Now, this might all seem quite overwhelming.  And it is.  How can we, ordinary individuals make that difference, to reflect more deeply on how we relate to others?  How do we do something that, is quite frankly, so difficult?  Well, we start with what we have and what we have been given; we start here.  Once we have acknowledged the intrinsic value of the other, whoever that might be, then we can reflect on what our response might be.

And here is just one more thought.  Even within those most like us, for example those who share our Christian faith, there can still be a hierarchy of empathy that develops.  Consider then these words from Thomas Merton, which were written in the context of segregation in the US, but the sentiment undergirding it is more broadly applicable, and surely causes us to stop and think: If we realize that we are each bound to the other members of the human race in the Mystical Body of Christ, that we must love the human race as a whole, and love all the groups which constitute it, then we can scarcely fail to realize the evil as well as the stupidity of hating any part of the Mystical Body of Christ…. There are persons who feel quite acutely the duty of individual kindness to persons of other races, and yet who seem to be totally unconscious of the injustice of race relations as a whole…who are violently antagonistic to any effort to reform the political, economic, social, and even religious oppression of the coloured race. Would this be possible to anyone who really believed in the doctrine of the Mystical Body?’

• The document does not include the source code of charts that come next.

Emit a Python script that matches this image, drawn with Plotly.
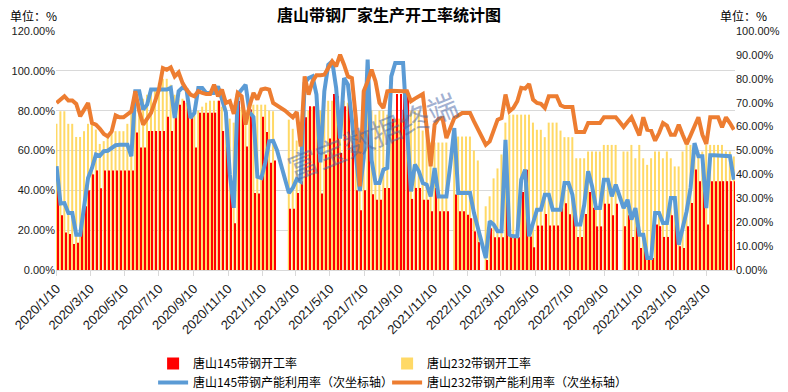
import plotly.graph_objects as go
import pandas as pd

# weekly dates (categories)
weeks = pd.date_range('2020-01-10', periods=173, freq='7D')

red_145 = [
    49.7, 27.5, 18.8, 18.1, 13.1, 13.7, 22.6, 32, 40, 48, 50, 41, 50, 50, 50, 50, 50, 50, 50, 50,
    69, 61.5, 61.5, 69.8, 69.8, 69.8, 69.8, 69.8, 77, 69.8, 83, 83, 85, 83, 77, 61.5, 79, 79, 79, 79, 79, 85, 69.8, 62,
    38.5, 23.5, 84.8, 80.6, 62, 80.6, 38.7, 38.4, 76.9, 69.3, 53.8, 55,
    None, None, None,
    30.7, 30.7, 38.7, 44.6, 76.7, 82.2, 82.2, 69.7, 38.4, 58, 66, 88.4, 87.3, 58.8, 82.2, 88.4, 70, 40, 30, 40,
    82.2, 38, 35.3, 35.3, 41.2, 41.2, 76, 88.4, 88.4,
    88.4, 88.4, 35.7, 41.2, 41.2, 35.3, 35.3, 29.5, 41.2, 29.5, 29.5, 29.5,
    None,
    37.9, 29.5, 29.5, 27.8, 26, 19.4, 14,
    None,
    5, 21, 16.4, 16.4, 16.4, 44, 16.4, 16.4, 16.4, 39.2, 50.3, 16.8, 11.4, 22.3, 22.3, 28.1, 22.3, 22.3, 22.3, 33.5, 33.5, 28,
    28.1, 16.6, 16.6, 28.1, 39.2, 31.2, 21.9, 21.9, 33.3, 33.3, 27.5, 33.3,
    None,
    22, 27.5, 16.6, 22, 11.1, 11.1, 6, 6, 22.8, 22, 16.6, 16.6, 27.5, 27.5, 11.9, 11.1, 22, 33.7, 50.4, 44.6,
    44.6, 22.8, 44.6, 44.6, 44.6, 44.6, 44.6, 44.6, 44.6,
]

yellow_232 = [
    73.4, 79.7, 79.7, 73.4, 73.4, 66.8, 66.8, 69.7, 73.4, 73, 70.5, 63.3, 64.7, 66.3, 69.7, 69.7, 69.7, 69.7, 73.4, 79.7,
    80, 84, 86, 88, 90, 90, 94, 96, 96, 93, 88, 86, 86, 84, 80, 80, 80, 82, 84, 85, 85, 85, 82, 80, 76, 74,
    85, 82, 80, 80, 83, 83, 83, 83, 80, 79.7,
    None, None, None,
    75.5, 70.9, 65, 63, 80, 80, 82, 83, 80, 83, 85, 85, 85, 80, 85, 84, 80, 76, 70, 76,
    80, 80, 78, 80, 80, 78, 80, 76, 76, 76, 76, 80, 80, 80, 70, 70, 64, 64, 64, 64, 64,
    None,
    67, 67, 67, 67, 67, 60, 55,
    None,
    32, 37, 46, 51, 58, 74, 78, 78, 78, 78, 78, 78, 74, 70.4, 70.4, 66.7, 74, 74, 74, 70, 66.7, 66.7,
    66.7, 56.1, 56.1, 56.1, 59.5, 59.5, 59.5, 59.5, 62.8, 62.8, 62.8, 62.8,
    None,
    59.5, 59.5, 62.8, 56.1, 62.8, 56.1, 52.8, 56.1, 59.5, 59.5, 56.1, 59.5, 56.1, 52, 52, 59.5, 62.8, 62.8, 62.8, 59.5,
    59.5, 62.8, 62.8, 62.8, 62.8, 62.8, 59.5, 59.5, 57,
]

blue_145_util = [
    43.4, 27.8, 28, 23.8, 23.8, 14.8, 14.8, 25.9, 38.5, 42.7, 48.3, 47.8, 49.7, 49.9, 51, 52.2, 52.4, 52.4, 52.4, 47.6,
    74.8, 74.8, 67.1, 69.2, 75.5, 75.5, 75.5, 75.5, 75.5, 76.2, 63.6, 74.8, 76.4, 75.5, 63.6, 65.7, 76.2, 76.2, 74.1, 74.1,
    74.1, 76.8, 72,
    66, 40, 26, 73.4, 75.5, 77.5, 66, 64, 39, 38.5, 45, 53.8, 54, 50, 44, 38.5, 32.2, 34.3, 38, 37,
    78.2, 80.3, 81, 73.4, 45, 74.8, 85.9, 87.3, 76.2, 55, 80.3, 77.5, 62.2, 44.6, 33, 46.9, 88, 46, 36.4, 36.4,
    42, 42.7, 81, 86.6, 86.6,
    86.6, 59.4, 32.9, 44.1, 41.3, 36.4, 35.7, 30.8, 42.7, 30.8, 30.8, 30.8, 44.1, 59.4, 32.2, 32.2, 32.2, 32.2, 23.8, 17.6,
    12, 5, 20.4, 19, 16.2, 16.2, 54.5, 14.8, 14.1, 14.1, 37.8, 42, 14.1, 20.4, 25.2, 25.2, 31.5, 31.5, 25.2, 25.2,
    25.2, 36.4, 36.4,
    31.5, 19, 19, 27.3, 41.3, 35, 25.9, 25.9, 37.8, 37.8, 30.8, 35.7, 30.8, 25.9, 29.4, 21.1, 25.9, 14.8, 14.8, 5,
    5, 23.8, 23.8, 19.7, 19.7, 30.1, 30.1, 10.6, 17.6, 24.5, 34.3, 53.1, 47.6, 47.6, 25.9, 48, 48, 48, 47.6, 47.6,
    47.6, 37.8,
]

orange_232_util = [
    69.9, 71.3, 72.7, 70.9, 70.9, 69.5, 64.3, 67.1, 69.9, 61.5, 60.8, 59.1, 56.9, 55.9, 58.0, 64.7, 63.9, 63.9, 65.0, 66.4,
    74.8, 66.4, 60.8, 63.3, 65.7, 70.6, 75.5, 84.5, 83.8, 84.8, 81.0, 82.7, 78.2, 75.5, 73.4, 72.7, 74.8, 74.1, 73.6, 73.6,
    77.5, 72.7, 75.5, 69.9, 70.6,
    65.3, 74.1, 72.7, 60.8, 68.5, 74.1, 71.3, 75.5, 75.9, 75.5, 69.9, 68.9, 67.8, 66.7, 65.3, 63.9, 66.1, 51.7, 81.0, 73.4,
    78.9, 81.5, 81.5, 81.7, 84.5, 87.3, 85.2, 90.1, 85.9, 81.0, 80.3, 63.6, 35.0, 74.8, 78.9, 83.8, 78.9, 69.9, 67.8, 74.8,
    75.0, 74.8, 74.8,
    74.8, 74.8, 70.6, 71.7, 72.7, 73.6, 59.4, 43.4, 60.8, 63.3, 63.6, 55.2, 59.4, 63.6, 64.6, 65.7, 65.7, 65.7, 62.2, 58.7,
    55.2, 52.4, 53.8, 58.0, 62.9, 63.6, 73.4, 66.4, 67.8, 70.6, 76.2, 75.9, 77.8, 71.3, 69.9, 69.5, 67.8, 72.7, 72.7, 72.7,
    68.9, 68.2, 68.2,
    68.2, 57.7, 57.7, 57.7, 61.5, 61.5, 61.5, 61.5, 63.9, 63.9, 63.9, 63.9, 61.9, 59.8, 61.9, 63.9, 60.1, 56.3, 63.9, 58.7,
    58.3, 54.1, 57.3, 61.5, 60.4, 56.6, 56.6, 60.8, 56.6, 52.7, 56.3, 60.1, 63.9, 56.6, 52.7, 63.9, 63.9, 63.9, 59.7, 63.9,
    61.5, 58.7,
]

tick_dates = ['2020-01-10', '2020-03-10', '2020-05-10', '2020-07-10', '2020-09-10', '2020-11-10',
              '2021-01-10', '2021-03-10', '2021-05-10', '2021-07-10', '2021-09-10', '2021-11-10',
              '2022-01-10', '2022-03-10', '2022-05-10', '2022-07-10', '2022-09-10', '2022-11-10',
              '2023-01-10', '2023-03-10']
tick_labels = ['2020/1/10', '2020/3/10', '2020/5/10', '2020/7/10', '2020/9/10', '2020/11/10',
               '2021/1/10', '2021/3/10', '2021/5/10', '2021/7/10', '2021/9/10', '2021/11/10',
               '2022/1/10', '2022/3/10', '2022/5/10', '2022/7/10', '2022/9/10', '2022/11/10',
               '2023/1/10', '2023/3/10']

CJK = 'Noto Sans CJK SC, Noto Sans, sans-serif'
NUM = 'Liberation Sans, Arial, sans-serif'

PX_MS = 153.6e6  # ms per pixel on the date axis (approx)

fig = go.Figure()
fig.add_bar(x=weeks, y=yellow_232, name='唐山232带钢开工率', marker_color='#FFD966',
            marker_line_width=0, legendrank=2, width=2.0 * PX_MS, offset=-1.1 * PX_MS)
fig.add_bar(x=weeks, y=red_145, name='唐山145带钢开工率', marker_color='#FF0000',
            marker_line_width=0, legendrank=1, width=1.2 * PX_MS, offset=0.9 * PX_MS)
fig.add_scatter(x=weeks, y=blue_145_util, yaxis='y2', mode='lines', name='唐山145带钢产能利用率（次坐标轴）',
                line=dict(color='#5B9BD5', width=4), legendrank=3)
fig.add_scatter(x=weeks, y=orange_232_util, yaxis='y2', mode='lines', name='唐山232带钢产能利用率（次坐标轴）',
                line=dict(color='#ED7D31', width=4), legendrank=4)

fig.update_layout(
    width=788, height=392,
    margin=dict(l=56, r=53, t=31, b=122, autoexpand=False),
    paper_bgcolor='white', plot_bgcolor='white',
    barmode='overlay',
    font=dict(family=CJK, size=12, color='#000000'),
    title=dict(text='<b>唐山带钢厂家生产开工率统计图</b>', x=389 / 788, xanchor='center',
               y=1 - 15 / 392, yanchor='middle', font=dict(size=16, family=CJK, color='#000000')),
    xaxis=dict(type='date', range=['2020-01-09', '2023-04-30'], tickvals=tick_dates, ticktext=tick_labels,
               tickangle=-45, ticks='outside', ticklen=5, tickcolor='#D9D9D9', showline=True,
               linecolor='#D9D9D9', linewidth=1, showgrid=False, zeroline=False, automargin=False,
               tickfont=dict(family=NUM, size=13, color='#1a1a1a')),
    yaxis=dict(range=[0, 120], dtick=20, tickformat='.2f', ticksuffix='%', showgrid=True,
               gridcolor='#D9D9D9', gridwidth=1, zeroline=False, showline=False, automargin=False,
               tickfont=dict(family=NUM, size=11, color='#1a1a1a')),
    yaxis2=dict(overlaying='y', side='right', range=[0, 100], dtick=10, tickformat='.2f', ticksuffix='%',
                showgrid=False, zeroline=False, showline=False, automargin=False,
                tickfont=dict(family=NUM, size=11, color='#1a1a1a')),
    legend=dict(orientation='h', x=0.143, xanchor='left', yref='container', y=(392 - 349) / 392,
                yanchor='top', entrywidth=189, entrywidthmode='pixels',
                font=dict(family=CJK, size=12, color='#000000'),
                bgcolor='rgba(0,0,0,0)', tracegroupgap=0, itemwidth=30),
    annotations=[
        dict(text='单位：%', xref='paper', yref='paper', x=(8 - 56) / 679, y=(270 - 15) / 239,
             xanchor='left', yanchor='middle', showarrow=False, font=dict(family=CJK, size=12, color='#000000')),
        dict(text='单位：%', xref='paper', yref='paper', x=(718 - 56) / 679, y=(270 - 15) / 239,
             xanchor='left', yanchor='middle', showarrow=False, font=dict(family=CJK, size=12, color='#000000')),
        dict(text='富宝数据终端', xref='paper', yref='paper', x=(372 - 56) / 679, y=(270 - 135) / 239,
             xanchor='center', yanchor='middle', showarrow=False, textangle=-22,
             font=dict(family=CJK, size=30, color='rgba(70,100,165,0.5)')),
    ],
)

fig.write_html('out.html', config={'displayModeBar': False},
               post_script="document.body.style.margin='0';document.body.style.padding='0';"
                           "document.body.style.overflow='hidden';")
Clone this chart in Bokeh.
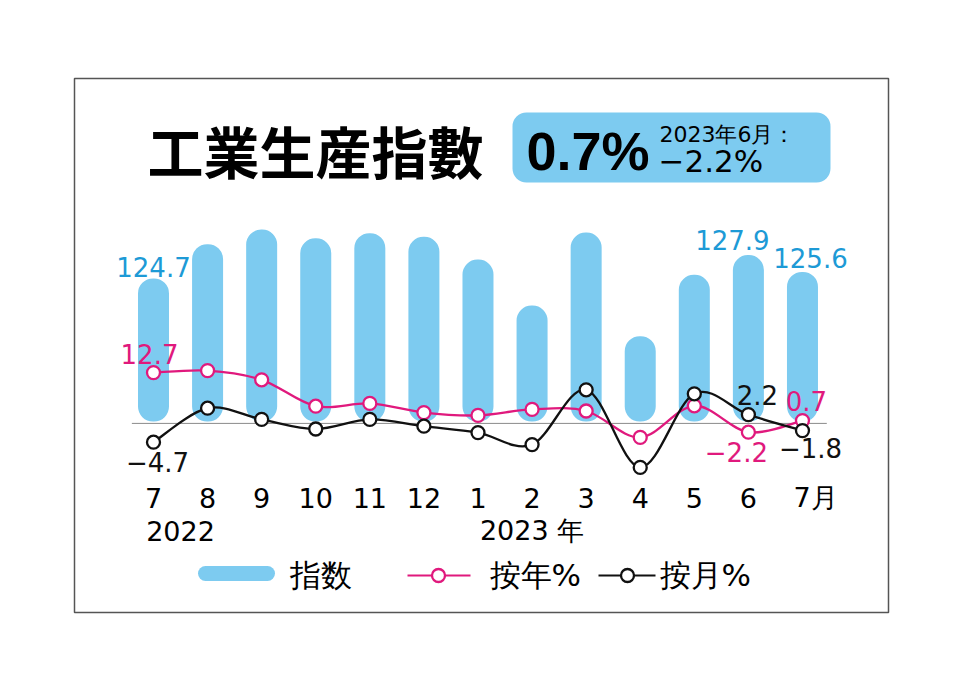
import numpy as np
from bokeh.plotting import figure
from bokeh.models import Range1d
from bokeh.core.properties import value
from bokeh.embed import file_html
from bokeh.resources import INLINE

# ---------------- data ----------------
month_labels = ["7", "8", "9", "10", "11", "12", "1", "2", "3", "4", "5", "6", "7月"]
year_labels = ["2022", "2023 年"]
index_values = [124.7, 129.4, 131.4, 130.2, 130.9, 130.4, 127.3, 121.0, 131.0, 116.8, 125.2, 127.9, 125.6]
yoy_pct = [12.7, 13.2, 10.9, 4.3, 5.0, 2.7, 2.0, 3.5, 3.1, -3.5, 4.4, -2.2, 0.7]
mom_pct = [-4.7, 3.8, 1.0, -1.4, 1.0, -0.7, -2.3, -5.3, 8.4, -11.0, 7.4, 2.2, -1.8]
title_text = "工業生産指數"
headline = "0.7%"
prev_label = "2023年6月："
prev_value = "−2.2%"
legend_labels = ["指数", "按年%", "按月%"]

BLUE = "#7dcbf0"
BLUE_TXT = "#1d9ad6"
PINK = "#e0197d"
BLACK = "#111111"

W, H = 960, 674
x = np.arange(len(month_labels))

p = figure(width=W, height=H, output_backend="svg", toolbar_location=None,
           x_axis_type=None, y_axis_type=None, min_border=0,
           x_range=Range1d(-2.829, 14.922), y_range=Range1d(-62.78, 105.73))
p.outline_line_color = None
p.grid.visible = False
p.background_fill_color = "white"
p.border_fill_color = "white"
p.extra_y_ranges = {"idx": Range1d(70.45, 162.78), "py": Range1d(H, 0)}
p.extra_x_ranges = {"px": Range1d(0, W)}

# frame
p.quad(left=[74], right=[888], top=[78], bottom=[612], fill_color=None,
       line_color="#555555", line_width=1.5, x_range_name="px", y_range_name="py")

# title
p.text(x=[315], y=[149], text=[title_text], text_font=value("Noto Sans CJK JP"),
       text_font_style="bold", text_font_size="56px", text_align="center",
       text_baseline="middle", text_color="black", x_range_name="px", y_range_name="py")

# headline box
p.quad(left=[512], right=[830], top=[112], bottom=[182], fill_color=BLUE, line_color=None,
       border_radius=14, x_range_name="px", y_range_name="py")
p.text(x=[526], y=[150], text=[headline], text_font=value("Liberation Sans"),
       text_font_style="bold", text_font_size="54px", text_align="left",
       text_baseline="middle", text_color="black", x_range_name="px", y_range_name="py")
p.text(x=[659], y=[134], text=[prev_label], text_font=value("DejaVu Sans"),
       text_font_size="22px", text_align="left", text_baseline="middle",
       text_color="black", x_range_name="px", y_range_name="py")
p.text(x=[658], y=[160], text=[prev_value], text_font=value("DejaVu Sans"),
       text_font_size="31px", text_align="left", text_baseline="middle",
       text_color="black", x_range_name="px", y_range_name="py")

# bars (capsules)
BAR_BASE = 105.1
p.vbar(x=x, top=index_values, bottom=BAR_BASE, width=31 / 54.08, fill_color=BLUE,
       line_color=None, border_radius=15, y_range_name="idx")

# zero line
p.segment(x0=[-0.4], y0=[0], x1=[12.45], y1=[0], line_color="#8a8a8a", line_width=1)


def smooth(xs, ys):
    xs = np.asarray(xs, float)
    ys = np.asarray(ys, float)
    n = len(xs)
    px_ = np.concatenate([[xs[0]], xs, [xs[-1]]])
    py_ = np.concatenate([[ys[0]], ys, [ys[-1]]])
    cx0 = xs[:-1] + (px_[2:n + 1] - px_[0:n - 1]) / 6
    cy0 = ys[:-1] + (py_[2:n + 1] - py_[0:n - 1]) / 6
    cx1 = xs[1:] - (px_[3:n + 2] - px_[1:n]) / 6
    cy1 = ys[1:] - (py_[3:n + 2] - py_[1:n]) / 6
    return dict(x0=xs[:-1], y0=ys[:-1], x1=xs[1:], y1=ys[1:], cx0=cx0, cy0=cy0, cx1=cx1, cy1=cy1)


s = smooth(x, yoy_pct)
p.bezier(line_color=PINK, line_width=2.3, **s)
s = smooth(x, mom_pct)
p.bezier(line_color=BLACK, line_width=2.3, **s)
p.scatter(x=x, y=yoy_pct, marker="circle", size=13, fill_color="white", line_color=PINK, line_width=2.3)
p.scatter(x=x, y=mom_pct, marker="circle", size=13, fill_color="white", line_color=BLACK, line_width=2.3)


def fmt(v):
    return f"{v:.1f}".replace("-", "−")


lab = dict(text_font=value("DejaVu Sans"), text_font_size="26px", text_align="center",
           text_baseline="middle")
# index labels
p.text(x=[0], y=[index_values[0]], text=[fmt(index_values[0])], text_color=BLUE_TXT,
       y_offset=-11, y_range_name="idx", **lab)
p.text(x=[11], y=[index_values[11]], text=[fmt(index_values[11])], text_color=BLUE_TXT,
       x_offset=-16, y_offset=-15, y_range_name="idx", **lab)
p.text(x=[12], y=[index_values[12]], text=[fmt(index_values[12])], text_color=BLUE_TXT,
       x_offset=8, y_offset=-14, y_range_name="idx", **lab)
# pct labels
p.text(x=[0], y=[yoy_pct[0]], text=[fmt(yoy_pct[0])], text_color=PINK, x_offset=-4, y_offset=-19, **lab)
p.text(x=[0], y=[mom_pct[0]], text=[fmt(mom_pct[0])], text_color=BLACK, x_offset=4, y_offset=20, **lab)
p.text(x=[11], y=[mom_pct[11]], text=[fmt(mom_pct[11])], text_color=BLACK, x_offset=9, y_offset=-20, **lab)
p.text(x=[12], y=[yoy_pct[12]], text=[fmt(yoy_pct[12])], text_color=PINK, x_offset=4, y_offset=-20, **lab)
p.text(x=[11], y=[yoy_pct[11]], text=[fmt(yoy_pct[11])], text_color=PINK, x_offset=-12, y_offset=20, **lab)
p.text(x=[12], y=[mom_pct[12]], text=[fmt(mom_pct[12])], text_color=BLACK, x_offset=8, y_offset=17, **lab)

# month labels
tick = dict(text_font=value("DejaVu Sans"), text_font_size="27px", text_baseline="middle",
            text_color="black", y_range_name="py")
p.text(x=x[:-1], y=[497] * (len(x) - 1), text=month_labels[:-1], text_align="center", **tick)
p.text(x=[x[-1]], y=[497], text=[month_labels[-1]], text_align="left", x_offset=-9, **tick)
p.text(x=[0.5, 7], y=[530, 530], text=year_labels, text_align="center", **tick)

# legend
leg = dict(x_range_name="px", y_range_name="py")
p.line(x=[205, 267], y=[573, 573], line_width=15, line_color=BLUE, line_cap="round", **leg)
p.line(x=[407, 470], y=[575, 575], line_width=2, line_color=PINK, **leg)
p.scatter(x=[438], y=[575], size=13, marker="circle", fill_color="white", line_color=PINK, line_width=2.3, **leg)
p.line(x=[598, 655], y=[575, 575], line_width=2, line_color=BLACK, **leg)
p.scatter(x=[627], y=[575], size=13, marker="circle", fill_color="white", line_color=BLACK, line_width=2.3, **leg)
p.text(x=[289, 489, 659], y=[574, 574, 574], text=legend_labels, text_font=value("DejaVu Sans"),
       text_font_size="31px", text_align="left", text_baseline="middle", text_color="black", **leg)

open("out.html", "w").write(file_html(p, INLINE))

Merton’s point is well made.

Now personally, I do not really ‘do’ New Year Resolutions.  But this year, the closest I have come to one is to think more deeply, more prayerfully on how I affirm the God-given identity of others.  I need to take on-board, not just intellectually, but emotionally, the profundity of that truth that we are all made in the image of God. You too will, I have no doubt, make your own response to this call.

As we collectively go forward into this New Year, we have the opportunity to take on board the biblical injunctions we have explored, to listen to the prophetic words of people like Thomas Merton and Francis Schaeffer, and yes even revisit Robert Burns and his calls for brotherhood and a recognition of the value of the other.

With the help of God, Let us do just that.